-- Start of RECORDS SHOWN --

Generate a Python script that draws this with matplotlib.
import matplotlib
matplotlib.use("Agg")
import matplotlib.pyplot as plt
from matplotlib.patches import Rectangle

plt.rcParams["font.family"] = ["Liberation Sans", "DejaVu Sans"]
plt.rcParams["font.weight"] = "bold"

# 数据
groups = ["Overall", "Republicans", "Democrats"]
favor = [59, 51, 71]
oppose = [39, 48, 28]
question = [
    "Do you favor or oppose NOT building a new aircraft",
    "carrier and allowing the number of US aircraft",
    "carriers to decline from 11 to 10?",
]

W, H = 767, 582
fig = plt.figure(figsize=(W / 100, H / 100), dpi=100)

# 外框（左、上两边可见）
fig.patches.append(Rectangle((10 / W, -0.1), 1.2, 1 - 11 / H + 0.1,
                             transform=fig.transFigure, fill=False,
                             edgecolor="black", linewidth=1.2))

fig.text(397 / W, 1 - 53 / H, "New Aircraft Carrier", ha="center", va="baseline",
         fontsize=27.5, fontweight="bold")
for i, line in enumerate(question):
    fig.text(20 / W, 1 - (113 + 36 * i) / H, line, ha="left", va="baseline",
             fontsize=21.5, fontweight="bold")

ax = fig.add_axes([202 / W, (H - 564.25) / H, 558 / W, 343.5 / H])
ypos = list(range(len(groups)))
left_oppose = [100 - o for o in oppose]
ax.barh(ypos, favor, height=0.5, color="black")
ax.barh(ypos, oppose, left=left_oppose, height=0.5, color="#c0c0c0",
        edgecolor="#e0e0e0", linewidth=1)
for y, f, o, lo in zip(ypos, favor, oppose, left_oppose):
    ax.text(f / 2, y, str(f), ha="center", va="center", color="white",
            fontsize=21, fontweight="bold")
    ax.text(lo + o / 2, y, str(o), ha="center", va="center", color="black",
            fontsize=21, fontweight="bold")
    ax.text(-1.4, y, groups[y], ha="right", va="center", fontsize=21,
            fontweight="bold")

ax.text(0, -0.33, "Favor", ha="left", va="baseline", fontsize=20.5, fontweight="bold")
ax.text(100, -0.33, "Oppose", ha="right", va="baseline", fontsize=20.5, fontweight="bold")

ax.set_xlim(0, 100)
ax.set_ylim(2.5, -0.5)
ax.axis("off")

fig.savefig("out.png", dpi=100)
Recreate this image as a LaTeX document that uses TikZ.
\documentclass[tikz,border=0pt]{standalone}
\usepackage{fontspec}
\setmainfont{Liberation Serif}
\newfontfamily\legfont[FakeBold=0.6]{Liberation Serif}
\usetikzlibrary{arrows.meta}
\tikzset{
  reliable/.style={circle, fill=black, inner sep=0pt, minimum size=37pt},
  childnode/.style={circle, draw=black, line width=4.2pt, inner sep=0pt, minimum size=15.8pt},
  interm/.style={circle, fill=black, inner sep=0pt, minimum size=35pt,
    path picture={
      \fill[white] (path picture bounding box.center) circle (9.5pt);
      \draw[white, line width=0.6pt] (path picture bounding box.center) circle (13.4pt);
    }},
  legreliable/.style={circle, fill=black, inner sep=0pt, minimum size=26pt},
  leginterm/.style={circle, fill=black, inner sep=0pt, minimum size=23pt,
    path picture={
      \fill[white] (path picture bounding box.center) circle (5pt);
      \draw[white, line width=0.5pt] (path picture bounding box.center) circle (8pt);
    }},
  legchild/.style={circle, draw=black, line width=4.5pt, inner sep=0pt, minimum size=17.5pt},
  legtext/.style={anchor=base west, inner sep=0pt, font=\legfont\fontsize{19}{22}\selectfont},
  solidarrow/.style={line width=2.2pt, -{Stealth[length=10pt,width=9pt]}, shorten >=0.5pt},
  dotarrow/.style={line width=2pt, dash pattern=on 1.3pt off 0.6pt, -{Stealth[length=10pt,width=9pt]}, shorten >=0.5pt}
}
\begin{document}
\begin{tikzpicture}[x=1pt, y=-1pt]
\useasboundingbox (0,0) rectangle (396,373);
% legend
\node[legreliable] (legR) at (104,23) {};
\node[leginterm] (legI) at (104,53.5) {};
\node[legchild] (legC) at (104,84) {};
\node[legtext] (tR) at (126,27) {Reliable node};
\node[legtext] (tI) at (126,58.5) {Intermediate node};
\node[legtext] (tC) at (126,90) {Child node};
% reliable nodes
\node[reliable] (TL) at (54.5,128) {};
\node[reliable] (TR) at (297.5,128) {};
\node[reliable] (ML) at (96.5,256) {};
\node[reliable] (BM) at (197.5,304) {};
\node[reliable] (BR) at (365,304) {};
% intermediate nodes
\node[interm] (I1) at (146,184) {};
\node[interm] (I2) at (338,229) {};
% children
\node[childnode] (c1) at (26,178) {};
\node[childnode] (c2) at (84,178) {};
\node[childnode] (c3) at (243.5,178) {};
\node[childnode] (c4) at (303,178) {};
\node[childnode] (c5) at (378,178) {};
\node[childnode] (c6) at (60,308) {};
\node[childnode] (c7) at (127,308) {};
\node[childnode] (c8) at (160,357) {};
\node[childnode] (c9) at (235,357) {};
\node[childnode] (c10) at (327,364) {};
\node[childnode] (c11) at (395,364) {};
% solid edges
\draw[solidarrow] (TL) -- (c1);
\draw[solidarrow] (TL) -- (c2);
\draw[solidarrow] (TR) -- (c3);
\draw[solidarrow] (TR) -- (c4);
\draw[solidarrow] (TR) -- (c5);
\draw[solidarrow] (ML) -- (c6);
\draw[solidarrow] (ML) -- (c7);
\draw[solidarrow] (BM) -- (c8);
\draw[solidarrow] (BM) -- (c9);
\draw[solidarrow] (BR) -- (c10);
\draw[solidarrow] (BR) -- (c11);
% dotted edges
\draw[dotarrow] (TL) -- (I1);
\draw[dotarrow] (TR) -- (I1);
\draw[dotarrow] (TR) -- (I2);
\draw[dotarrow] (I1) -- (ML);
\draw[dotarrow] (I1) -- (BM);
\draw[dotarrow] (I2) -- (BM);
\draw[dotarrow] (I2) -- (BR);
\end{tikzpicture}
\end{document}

-- End of RECORDS SHOWN --

__PROBLEM STATEMENT__.
Every line of the material must be returned exactly as it appears.

__WRITTEN ANSWER__.
Generate a Python script that draws this with matplotlib.
import matplotlib
matplotlib.use("Agg")
import matplotlib.pyplot as plt
from matplotlib.patches import Rectangle

plt.rcParams["font.family"] = ["Liberation Sans", "DejaVu Sans"]
plt.rcParams["font.weight"] = "bold"

# 数据
groups = ["Overall", "Republicans", "Democrats"]
favor = [59, 51, 71]
oppose = [39, 48, 28]
question = [
    "Do you favor or oppose NOT building a new aircraft",
    "carrier and allowing the number of US aircraft",
    "carriers to decline from 11 to 10?",
]

W, H = 767, 582
fig = plt.figure(figsize=(W / 100, H / 100), dpi=100)

# 外框（左、上两边可见）
fig.patches.append(Rectangle((10 / W, -0.1), 1.2, 1 - 11 / H + 0.1,
                             transform=fig.transFigure, fill=False,
                             edgecolor="black", linewidth=1.2))

fig.text(397 / W, 1 - 53 / H, "New Aircraft Carrier", ha="center", va="baseline",
         fontsize=27.5, fontweight="bold")
for i, line in enumerate(question):
    fig.text(20 / W, 1 - (113 + 36 * i) / H, line, ha="left", va="baseline",
             fontsize=21.5, fontweight="bold")

ax = fig.add_axes([202 / W, (H - 564.25) / H, 558 / W, 343.5 / H])
ypos = list(range(len(groups)))
left_oppose = [100 - o for o in oppose]
ax.barh(ypos, favor, height=0.5, color="black")
ax.barh(ypos, oppose, left=left_oppose, height=0.5, color="#c0c0c0",
        edgecolor="#e0e0e0", linewidth=1)
for y, f, o, lo in zip(ypos, favor, oppose, left_oppose):
    ax.text(f / 2, y, str(f), ha="center", va="center", color="white",
            fontsize=21, fontweight="bold")
    ax.text(lo + o / 2, y, str(o), ha="center", va="center", color="black",
            fontsize=21, fontweight="bold")
    ax.text(-1.4, y, groups[y], ha="right", va="center", fontsize=21,
            fontweight="bold")

ax.text(0, -0.33, "Favor", ha="left", va="baseline", fontsize=20.5, fontweight="bold")
ax.text(100, -0.33, "Oppose", ha="right", va="baseline", fontsize=20.5, fontweight="bold")

ax.set_xlim(0, 100)
ax.set_ylim(2.5, -0.5)
ax.axis("off")

fig.savefig("out.png", dpi=100)
Recreate this image as a LaTeX document that uses TikZ.
\documentclass[tikz,border=0pt]{standalone}
\usepackage{fontspec}
\setmainfont{Liberation Serif}
\newfontfamily\legfont[FakeBold=0.6]{Liberation Serif}
\usetikzlibrary{arrows.meta}
\tikzset{
  reliable/.style={circle, fill=black, inner sep=0pt, minimum size=37pt},
  childnode/.style={circle, draw=black, line width=4.2pt, inner sep=0pt, minimum size=15.8pt},
  interm/.style={circle, fill=black, inner sep=0pt, minimum size=35pt,
    path picture={
      \fill[white] (path picture bounding box.center) circle (9.5pt);
      \draw[white, line width=0.6pt] (path picture bounding box.center) circle (13.4pt);
    }},
  legreliable/.style={circle, fill=black, inner sep=0pt, minimum size=26pt},
  leginterm/.style={circle, fill=black, inner sep=0pt, minimum size=23pt,
    path picture={
      \fill[white] (path picture bounding box.center) circle (5pt);
      \draw[white, line width=0.5pt] (path picture bounding box.center) circle (8pt);
    }},
  legchild/.style={circle, draw=black, line width=4.5pt, inner sep=0pt, minimum size=17.5pt},
  legtext/.style={anchor=base west, inner sep=0pt, font=\legfont\fontsize{19}{22}\selectfont},
  solidarrow/.style={line width=2.2pt, -{Stealth[length=10pt,width=9pt]}, shorten >=0.5pt},
  dotarrow/.style={line width=2pt, dash pattern=on 1.3pt off 0.6pt, -{Stealth[length=10pt,width=9pt]}, shorten >=0.5pt}
}
\begin{document}
\begin{tikzpicture}[x=1pt, y=-1pt]
\useasboundingbox (0,0) rectangle (396,373);
% legend
\node[legreliable] (legR) at (104,23) {};
\node[leginterm] (legI) at (104,53.5) {};
\node[legchild] (legC) at (104,84) {};
\node[legtext] (tR) at (126,27) {Reliable node};
\node[legtext] (tI) at (126,58.5) {Intermediate node};
\node[legtext] (tC) at (126,90) {Child node};
% reliable nodes
\node[reliable] (TL) at (54.5,128) {};
\node[reliable] (TR) at (297.5,128) {};
\node[reliable] (ML) at (96.5,256) {};
\node[reliable] (BM) at (197.5,304) {};
\node[reliable] (BR) at (365,304) {};
% intermediate nodes
\node[interm] (I1) at (146,184) {};
\node[interm] (I2) at (338,229) {};
% children
\node[childnode] (c1) at (26,178) {};
\node[childnode] (c2) at (84,178) {};
\node[childnode] (c3) at (243.5,178) {};
\node[childnode] (c4) at (303,178) {};
\node[childnode] (c5) at (378,178) {};
\node[childnode] (c6) at (60,308) {};
\node[childnode] (c7) at (127,308) {};
\node[childnode] (c8) at (160,357) {};
\node[childnode] (c9) at (235,357) {};
\node[childnode] (c10) at (327,364) {};
\node[childnode] (c11) at (395,364) {};
% solid edges
\draw[solidarrow] (TL) -- (c1);
\draw[solidarrow] (TL) -- (c2);
\draw[solidarrow] (TR) -- (c3);
\draw[solidarrow] (TR) -- (c4);
\draw[solidarrow] (TR) -- (c5);
\draw[solidarrow] (ML) -- (c6);
\draw[solidarrow] (ML) -- (c7);
\draw[solidarrow] (BM) -- (c8);
\draw[solidarrow] (BM) -- (c9);
\draw[solidarrow] (BR) -- (c10);
\draw[solidarrow] (BR) -- (c11);
% dotted edges
\draw[dotarrow] (TL) -- (I1);
\draw[dotarrow] (TR) -- (I1);
\draw[dotarrow] (TR) -- (I2);
\draw[dotarrow] (I1) -- (ML);
\draw[dotarrow] (I1) -- (BM);
\draw[dotarrow] (I2) -- (BM);
\draw[dotarrow] (I2) -- (BR);
\end{tikzpicture}
\end{document}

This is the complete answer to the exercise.